バイオリンは全部で音の高さ事にのG線、D線、A線、E線の4つの弦があります。それぞれ太さや材質も異なるため、音の高さだけでなく音色も異なります。下図のように一番低い音から順番に音階を弾いていきながら使う弦を変えていくと、音程だけでなく音色の違いがスペクトルとして表れていくことが分かります。

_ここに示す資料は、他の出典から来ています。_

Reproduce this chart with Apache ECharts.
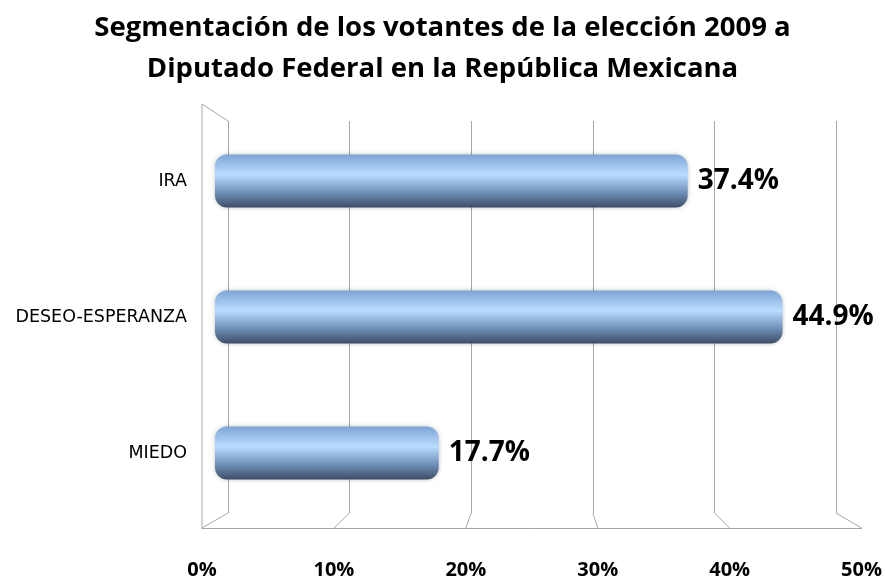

バイオリンのG線、D線、A線、E線ごとのスペクトル。G線は芯材の周りにアルミではなく銀線が巻きつけてある構造で他の弦に対して特徴的な太い音がするが、低い周波数領域に特徴的な巣スペクトルとして表れている。D線、A線、E線の順で細くなるが、D線に比べてA線は低い周波数領域の強度が低く、E線はA線にはみられない高周波数領域でのスペクトルがみられる。
バイオリンのG線、D線、A線、E線による違い

 バイオリンの弦は各メーカーによって製造・販売されておりそれぞれ音の性質が異なります。これらの音の特徴がスペクトルから観察できるでしょうか。下図はそれぞれの弦で弾いた音のスペクトルピークを取得し、各倍音成分ごとのスペクトルピークの強度をプロットしたものです。以下、個人的な印象としてDominantは定番の弦で、Alphayueは厚みのある音色、Tonicaはきらびやかなイメージです。それぞれ、Alphayueは2倍・3倍音の比較的低周波数領域で強度が高く、Tonicaは高周波数領域でDominantに比べての強度が大きいです。これらからこういった主観的な音色の印象を考えていくことができるかもしれません。

弦による倍音成分の違い
できるだけ1成分のみの音をつくってみる

 1つの周波数成分のみによる音を身の回りのものを使ってつくってみるという活動を行う事で、1つの周波数成分のみに絞るのは難しく、どのような音も様々な成分が基本的には混ざっているという事を体感できます。中高生が実際に行った例として、口笛、裏声、目覚ましの電子音等の工夫がありました。

4:1成分のみの音の提出例(左)、および時間変化表示の口笛(中央)と目覚まし(右)。
できるだけあらゆる周波数成分が含まれる音をつくってみる

  広い周波数領域で強度が同程度となる音をつくってみるという活動で、音におけるノイズ成分について直感的に体感することができます。中高生が実際に行った実例として、机をたたく音、手をたたく音等がありました。